start Records supplied

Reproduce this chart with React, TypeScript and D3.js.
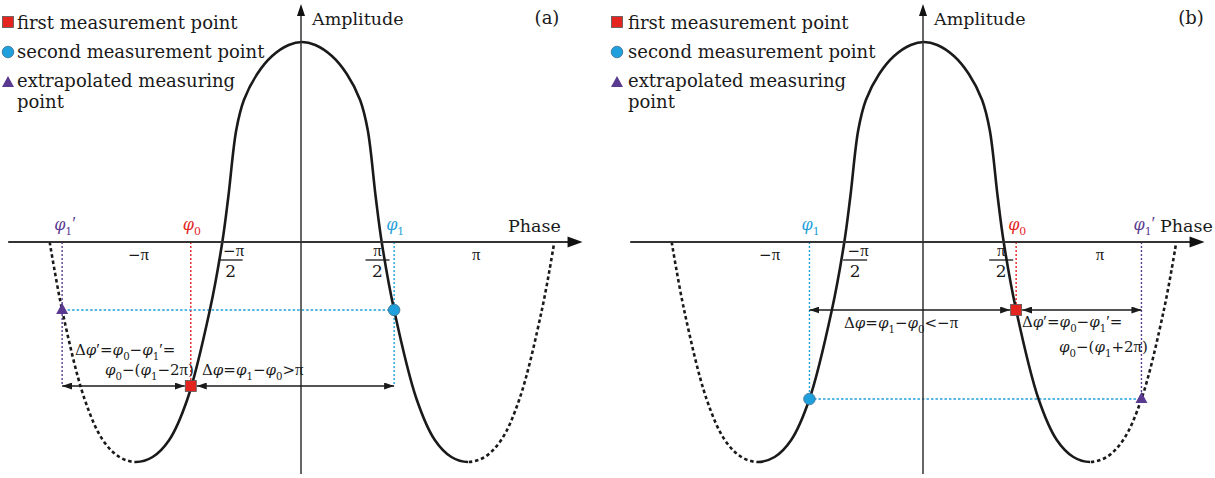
import React from "react";
import * as d3 from "d3";

const WIDTH = 1215;
const HEIGHT = 478;
const FONT = "'DejaVu Serif', serif";
const MATH_FONT = "'Liberation Serif', serif";

// the curve: phase in units of pi, amplitude with peak = 1
const PHASE = [
  -1.52, -1.445, -1.31, -1.2, -1.1, -1.0, -0.9, -0.8, -0.69, -0.555, -0.48, -0.444, -0.396, -0.35, -0.27, -0.18, -0.08,
  0, 0.08, 0.18, 0.27, 0.35, 0.396, 0.444, 0.48, 0.555, 0.69, 0.8, 0.9, 1.0, 1.1, 1.2, 1.31, 1.445, 1.52,
];
const AMPLITUDE = [
  0, -0.34, -0.785, -0.99, -1.075, -1.1, -1.075, -0.99, -0.785, -0.34, 0, 0.225, 0.56, 0.71, 0.84, 0.93, 0.985,
  1, 0.985, 0.93, 0.84, 0.71, 0.56, 0.225, 0, -0.34, -0.785, -0.99, -1.075, -1.1, -1.075, -0.99, -0.785, -0.34, 0,
];

// markers in order: first (phi0), second (phi1), extrapolated (phi1')
const PHASE_A = [-0.67, 0.555, -1.445];
const AMP_A = [-0.72, -0.34, -0.34];
const PHASE_B = [0.555, -0.69, 1.31];
const AMP_B = [-0.34, -0.785, -0.785];

const TICK_LABELS = ["−π", "−π/2", "π/2", "π"];
const TICKS_A = [-0.985, -0.43, 0.455, 1.05];
const TICKS_B = [-0.93, -0.415, 0.465, 1.06];

const LEGEND = ["first measurement point", "second measurement point", "extrapolated measuring", "point"];
const POINT_LABELS = ["φ0", "φ1", "φ1′"];

const RED = "#e3241f";
const BLUE = "#1f9fdb";
const PURPLE = "#5a3a90";
const INK = "#1a1a1a";
const COLORS = [RED, BLUE, PURPLE];

const PX_PER_PI = 166;

function MathText({ x, y, text, size, fill = INK, anchor = "start" }) {
  const parts = [];
  let shifted = false;
  let prev = "";
  Array.from(text).forEach((ch, i) => {
    const sub = /[0-9]/.test(ch) && prev === "φ";
    let dy = 0;
    if (sub && !shifted) {
      dy = size * 0.3;
      shifted = true;
    } else if (!sub && shifted) {
      dy = -size * 0.3;
      shifted = false;
    }
    const times = ch === "π" || ch === "′";
    parts.push(
      <tspan
        key={i}
        dy={dy || undefined}
        fontSize={sub ? size * 0.68 : times ? size * 1.12 : undefined}
        fontFamily={times ? MATH_FONT : undefined}
        fontStyle={ch === "φ" ? "italic" : undefined}
      >
        {ch}
      </tspan>
    );
    prev = ch;
  });
  return (
    <text x={x} y={y} fontSize={size} fill={fill} textAnchor={anchor} fontFamily={FONT}>
      {parts}
    </text>
  );
}

function Marker({ kind, x, y }) {
  if (kind === 0) return <rect x={x - 5.5} y={y - 5.5} width={11} height={11} fill={RED} stroke="#555" strokeWidth={0.8} />;
  if (kind === 1) return <circle cx={x} cy={y} r={5.8} fill={BLUE} stroke="#3a6f8f" strokeWidth={0.8} />;
  return <path d={`M${x},${y - 7} L${x + 6},${y + 4} L${x - 6},${y + 4} Z`} fill={PURPLE} />;
}

function Panel({ ox, tag, tagX, phaseX, phases, amps, ticks, legendMarkerX, legendTextX, notes }) {
  const center = ox + 302;
  const x = d3.scaleLinear().domain([-1, 1]).range([center - PX_PER_PI, center + PX_PER_PI]);
  const y = d3.scaleLinear().domain([-1.1, 1]).range([462, 42]);
  const y0 = y(0);

  const line = d3
    .line()
    .x((d) => x(d[0]))
    .y((d) => y(d[1]))
    .curve(d3.curveCatmullRom.alpha(0.5));
  const curvePath = line(PHASE.map((p, i) => [p, AMPLITUDE[i]]));

  const mx = phases.map((p) => x(p));
  const my = amps.map((a) => y(a));
  const arrowY = my[0];
  const axisL = x(-1.77);
  const axisR = x(1.69);
  const yAxisX = x(0) - 1;
  const id = "p" + ox;

  return (
    <g>
      <defs>
        <clipPath id={id + "mid"}>
          <rect x={x(-1)} y={0} width={x(1) - x(-1)} height={HEIGHT} />
        </clipPath>
        <clipPath id={id + "side"}>
          <rect x={ox} y={0} width={x(-1) - ox} height={HEIGHT} />
          <rect x={x(1)} y={0} width={ox + 620 - x(1)} height={HEIGHT} />
        </clipPath>
      </defs>

      {/* legend */}
      {LEGEND.map((t, i) => (
        <text key={t} x={legendTextX} y={[29, 58, 87, 108][i]} fontSize={18} fontFamily={FONT} fill={INK}>
          {t}
        </text>
      ))}
      {[0, 1, 2].map((k) => (
        <Marker key={k} kind={k} x={legendMarkerX} y={[22, 52, 83][k]} />
      ))}

      {/* dotted guides */}
      {mx.map((px, i) => (
        <line
          key={"v" + i}
          x1={px}
          x2={px}
          y1={y0}
          y2={Math.max(my[i], arrowY)}
          stroke={COLORS[i]}
          strokeWidth={1.4}
          strokeDasharray="2 2"
        />
      ))}
      <line x1={mx[1]} x2={mx[2]} y1={my[1]} y2={my[2]} stroke={BLUE} strokeWidth={1.6} strokeDasharray="2.5 2" />

      {/* curve: solid between -pi and pi, dashed outside */}
      <path d={curvePath} fill="none" stroke={INK} strokeWidth={2.6} clipPath={`url(#${id}mid)`} />
      <path
        d={curvePath}
        fill="none"
        stroke={INK}
        strokeWidth={2.6}
        strokeDasharray="3.5 2.8"
        clipPath={`url(#${id}side)`}
      />

      {/* axes */}
      <line x1={axisL} x2={axisR - 10} y1={y0} y2={y0} stroke="#333" strokeWidth={2} />
      <path d={`M${axisR},${y0} L${axisR - 15},${y0 - 5.5} L${axisR - 15},${y0 + 5.5} Z`} fill="#111" />
      <line x1={yAxisX} x2={yAxisX} y1={12} y2={474} stroke="#333" strokeWidth={1.5} />
      <path d={`M${yAxisX},4 L${yAxisX + 4},16 L${yAxisX - 4},16 Z`} fill="#111" />

      {/* difference arrows */}
      <line
        x1={Math.min(mx[1], mx[2])}
        x2={mx[0] - 6}
        y1={arrowY}
        y2={arrowY}
        stroke={INK}
        strokeWidth={1.5}
        markerStart="url(#arr)"
        markerEnd="url(#arr)"
      />
      <line
        x1={mx[0] + 6}
        x2={Math.max(mx[1], mx[2])}
        y1={arrowY}
        y2={arrowY}
        stroke={INK}
        strokeWidth={1.5}
        markerStart="url(#arr)"
        markerEnd="url(#arr)"
      />

      {/* markers on the curve */}
      {mx.map((px, i) => (
        <Marker key={"m" + i} kind={i} x={px} y={my[i]} />
      ))}

      {/* point labels above the axis */}
      {mx.map((px, i) => (
        <MathText key={"l" + i} x={px - 8} y={y0 - 12} text={POINT_LABELS[i]} size={16} fill={COLORS[i]} />
      ))}

      {/* tick labels */}
      {TICK_LABELS.map((t, i) => {
        const cx = x(ticks[i]);
        if (t.includes("/")) {
          const num = t.split("/")[0];
          return (
            <g key={t}>
              <MathText x={cx + (num.length > 1 ? 3 : 0)} y={y0 + 14} text={num} size={15} anchor="middle" />
              <line x1={cx - 12} x2={cx + 12} y1={y0 + 18} y2={y0 + 18} stroke={INK} strokeWidth={1.3} />
              <text x={cx} y={y0 + 35} fontSize={17} textAnchor="middle" fontFamily={FONT} fill={INK}>
                2
              </text>
            </g>
          );
        }
        return <MathText key={t} x={cx} y={y0 + 18} text={t} size={15} anchor="middle" />;
      })}

      <text x={phaseX} y={y0 - 10} fontSize={17.5} fontFamily={FONT} fill={INK}>
        Phase
      </text>
      <text x={yAxisX + 11} y={25} fontSize={17.5} fontFamily={FONT} fill={INK}>
        Amplitude
      </text>
      <text x={tagX} y={24} fontSize={18} textAnchor="middle" fontFamily={FONT} fill={INK}>
        {tag}
      </text>

      {notes.map((n) => (
        <MathText key={n.text} x={n.x} y={n.y} text={n.text} size={15} />
      ))}
    </g>
  );
}

export default function App() {
  return (
    <svg width={WIDTH} height={HEIGHT} style={{ position: "absolute", left: 0, top: 0, background: "#fff" }}>
      <defs>
        <marker
          id="arr"
          viewBox="0 0 10 7"
          refX={10}
          refY={3.5}
          markerWidth={10}
          markerHeight={7}
          markerUnits="userSpaceOnUse"
          orient="auto-start-reverse"
        >
          <path d="M0,0 L10,3.5 L0,7 Z" fill={INK} />
        </marker>
      </defs>
      <Panel
        ox={0}
        tag="(a)"
        tagX={547}
        phaseX={508}
        phases={PHASE_A}
        amps={AMP_A}
        ticks={TICKS_A}
        legendMarkerX={8}
        legendTextX={17}
        notes={[
          { text: "Δφ′=φ0−φ1′=", x: 75, y: 355 },
          { text: "φ0−(φ1−2π)", x: 105, y: 375 },
          { text: "Δφ=φ1−φ0>π", x: 202, y: 375 },
        ]}
      />
      <Panel
        ox={622}
        tag="(b)"
        tagX={1191}
        phaseX={1160}
        phases={PHASE_B}
        amps={AMP_B}
        ticks={TICKS_B}
        legendMarkerX={617}
        legendTextX={628}
        notes={[
          { text: "Δφ=φ1−φ0<−π", x: 844, y: 328 },
          { text: "Δφ′=φ0−φ1′=", x: 1022, y: 327 },
          { text: "φ0−(φ1+2π)", x: 1059, y: 352 },
        ]}
      />
    </svg>
  );
}
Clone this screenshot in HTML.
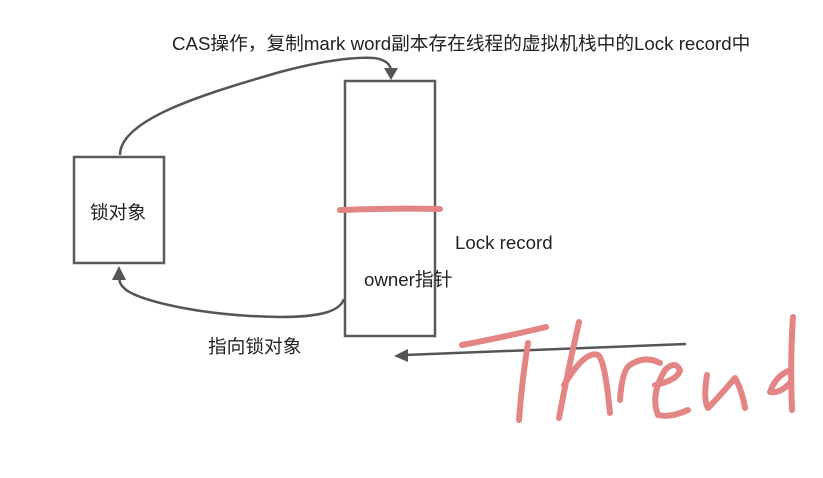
<!DOCTYPE html>
<html><head><meta charset="utf-8"><style>
body{margin:0;background:#fff;}
svg{display:block}
text{font-family:"Liberation Sans","Noto Sans CJK SC",sans-serif;fill:#222;font-size:18.7px}
</style></head><body>
<svg width="823" height="478" viewBox="0 0 823 478" xmlns="http://www.w3.org/2000/svg">
<rect width="823" height="478" fill="#fff"/>
<text x="172" y="50">CAS操作，复制mark word副本存在线程的虚拟机栈中的Lock record中</text>
<rect x="74" y="157" width="90" height="106" fill="none" stroke="#5a5a5a" stroke-width="2.5"/>
<text x="90" y="219">锁对象</text>
<rect x="345" y="81" width="90" height="255" fill="none" stroke="#5a5a5a" stroke-width="2.5"/>
<text x="364" y="286">owner指针</text>
<text x="455" y="249">Lock record</text>
<text x="208" y="353">指向锁对象</text>
<path d="M120 155 C120 120 200 95 280 72 C340 56 375 56 382 60 Q390 63 391 70" fill="none" stroke="#555" stroke-width="2.5"/>
<polygon points="384,68 398,68 391,80" fill="#555"/>
<path d="M344 299 C340 310 325 317 280 317 C200 316 135 300 124 288 Q119 284 119 276" fill="none" stroke="#555" stroke-width="2.5"/>
<polygon points="112,280 126,280 119,266" fill="#555"/>
<path d="M686 344 L405 355" fill="none" stroke="#555" stroke-width="2.5"/>
<polygon points="394,356 408,349 408,362" fill="#555"/>
<path d="M340 210 Q390 208 440 209" fill="none" stroke="#e38584" stroke-width="6" stroke-linecap="round"/>
<g fill="none" stroke="#e38584" stroke-width="6" stroke-linecap="round" stroke-linejoin="round">
<path d="M462 345 Q500 338 546 327"/>
<path d="M528 343 Q522 380 519 420"/>
<path d="M579 322 Q568 370 559 418"/>
<path d="M564 385 Q585 350 598 355 Q605 360 610 413"/>
<path d="M620 400 Q622 370 630 365 Q645 355 660 363"/>
<path d="M655 385 Q678 380 680 370 Q675 360 665 370 Q650 395 658 415 Q670 418 688 410"/>
<path d="M707 375 Q703 400 708 408 Q718 398 735 378 Q742 390 745 408"/>
<path d="M793 317 Q790 360 792 410"/>
<path d="M791 370 Q776 375 770 392 Q780 394 791 382"/>
</g>
</svg>
</body></html>
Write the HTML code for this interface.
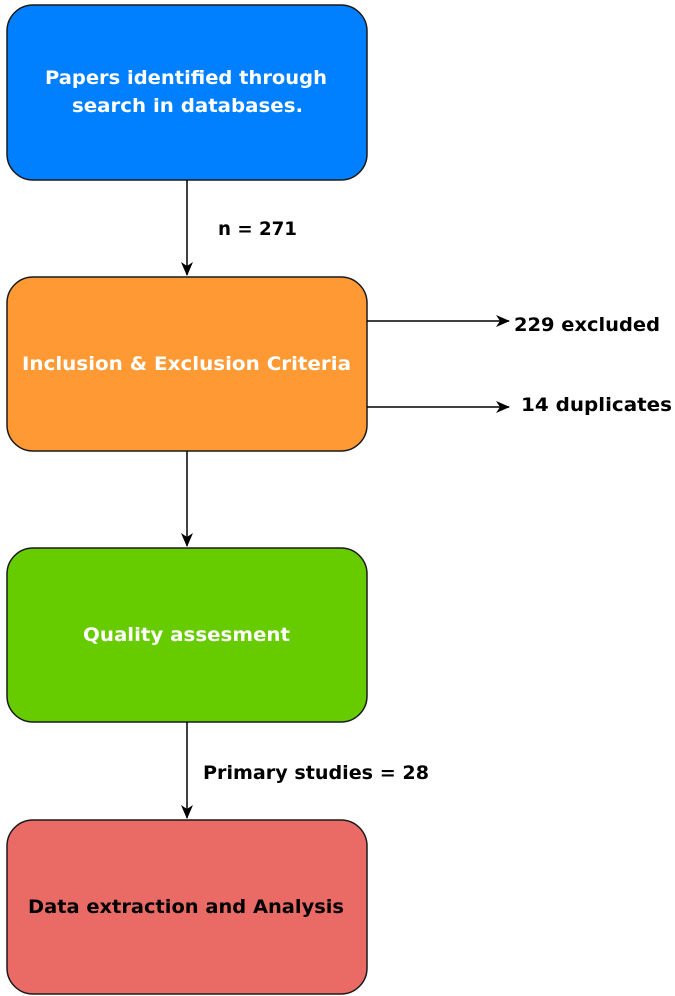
<!DOCTYPE html>
<html><head><style>
html,body{margin:0;padding:0;background:#fff;}
svg{display:block;}
text{font-family:"DejaVu Sans","Liberation Sans",Arial,sans-serif;font-weight:bold;}
</style></head><body>
<svg width="675" height="996" viewBox="0 0 675 996" xmlns="http://www.w3.org/2000/svg">
<defs>
<marker id="a" markerWidth="14" markerHeight="14" refX="13" refY="7" orient="auto" markerUnits="userSpaceOnUse">
<path d="M0,1 L14,7 L0,13 L4,7 Z" fill="#000"/>
</marker>
</defs>
<rect x="7" y="5" width="360" height="175" rx="26" fill="#007FFF" stroke="#1a1a1a" stroke-width="1.5"/>
<rect x="7" y="277" width="360" height="174" rx="26" fill="#FF9933" stroke="#1a1a1a" stroke-width="1.5"/>
<rect x="7" y="548" width="360" height="174" rx="26" fill="#66CC00" stroke="#1a1a1a" stroke-width="1.5"/>
<rect x="7" y="820" width="360" height="174" rx="26" fill="#EA6B66" stroke="#1a1a1a" stroke-width="1.5"/>
<line x1="187" y1="180" x2="187" y2="275" stroke="#000" stroke-width="1.5" marker-end="url(#a)"/>
<line x1="187" y1="451" x2="187" y2="546" stroke="#000" stroke-width="1.5" marker-end="url(#a)"/>
<line x1="187" y1="722" x2="187" y2="818" stroke="#000" stroke-width="1.5" marker-end="url(#a)"/>
<line x1="367" y1="321" x2="509" y2="321" stroke="#000" stroke-width="1.5" marker-end="url(#a)"/>
<line x1="367" y1="407" x2="509" y2="407" stroke="#000" stroke-width="1.5" marker-end="url(#a)"/>
<text x="45" y="84" fill="#fff" font-size="19" textLength="282" lengthAdjust="spacingAndGlyphs">Papers identified through</text>
<text x="72" y="112" fill="#fff" font-size="19" textLength="231" lengthAdjust="spacingAndGlyphs">search in databases.</text>
<text x="22" y="370" fill="#fff" font-size="19" textLength="329" lengthAdjust="spacingAndGlyphs">Inclusion &amp; Exclusion Criteria</text>
<text x="83" y="641" fill="#fff" font-size="19" textLength="207" lengthAdjust="spacingAndGlyphs">Quality assesment</text>
<text x="28" y="913" fill="#000" font-size="19" textLength="316" lengthAdjust="spacingAndGlyphs">Data extraction and Analysis</text>
<text x="218" y="235" fill="#000" font-size="19" textLength="79" lengthAdjust="spacingAndGlyphs">n = 271</text>
<text x="514" y="331" fill="#000" font-size="19" textLength="146" lengthAdjust="spacingAndGlyphs">229 excluded</text>
<text x="521" y="411" fill="#000" font-size="19" textLength="151" lengthAdjust="spacingAndGlyphs">14  duplicates</text>
<text x="203" y="779" fill="#000" font-size="19" textLength="226" lengthAdjust="spacingAndGlyphs">Primary studies = 28</text>
</svg>
</body></html>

end Records supplied

▶ _Objective_: What is the number of lines in the listing that contain the string "React"? Reply with that number alone.

▶ _Exercise output_: 2